10. Thus, I find that the contention of the petitioner about closing the Prosecution evidence invoking Raj Deo Sharma (supra) is not tenable as the said proposition of law laid down in Raj Deo Sharma (supra) has been overruled in P. Ramachandra Rao (supra).

11. Further, I also find that section 256 Cr.P.C. pertains to closing of the case and acquitting the accused, in the event of the complainant not appearing and the said principles are also applicable to a case where the absence of the complainant is due to his death. Even within those under section 256 Cr.P.C, the Magistrate is given discretion not to close the case, if he is of the opinion that the presence of the complainant is not essential or that he can be represented by a pleader.

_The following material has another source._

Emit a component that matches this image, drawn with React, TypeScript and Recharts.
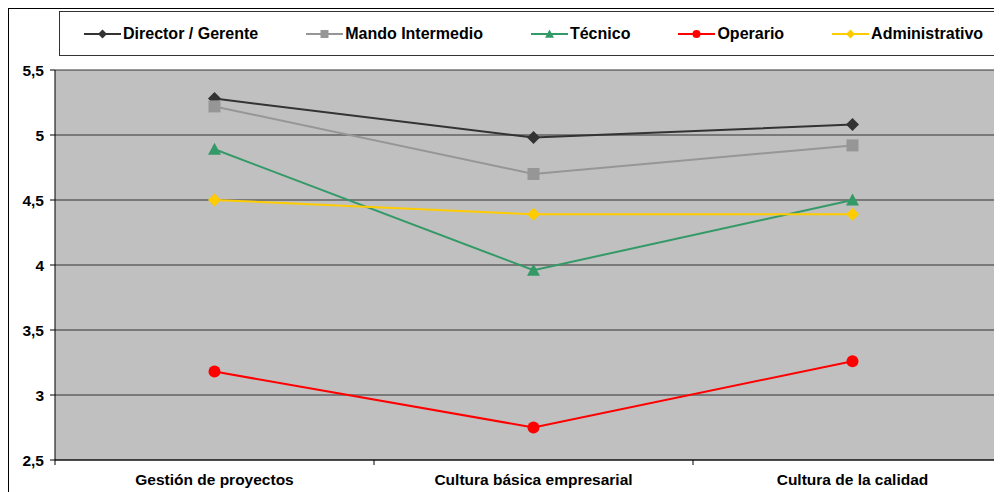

12. In any case, section 256 Cr.P.C. is applicable to summons cases and therefore, the opinion of the learned JMFC - that the concerned case being a warrant case, the provisions of Section 256 Cr.P.C. will not be applicable – is correct.

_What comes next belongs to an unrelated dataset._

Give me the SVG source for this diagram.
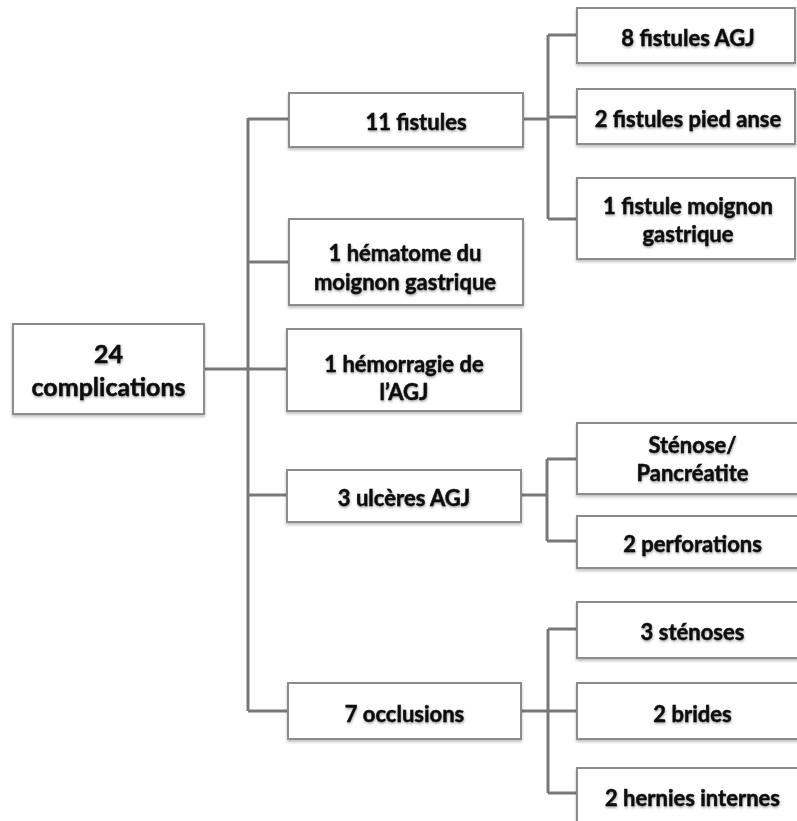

13. Thus, in terms of P. Ramachandra Rao (supra) the prosecution evidence was not required to be closed by the learned trial court and also the provisions of Section 256 Cr.P.C. were also not applicable to the said case as the same was a warrant case.

14. Therefore, the present Criminal Revision is devoid of merits and is accordingly dismissed.

15. Before parting, it may be mentioned herein that the learned trial court may make an effort to expeditiously complete the trial, preferably within a period of 6 (six) months.

16. The instant criminal revision stands disposed of on the aforesaid terms.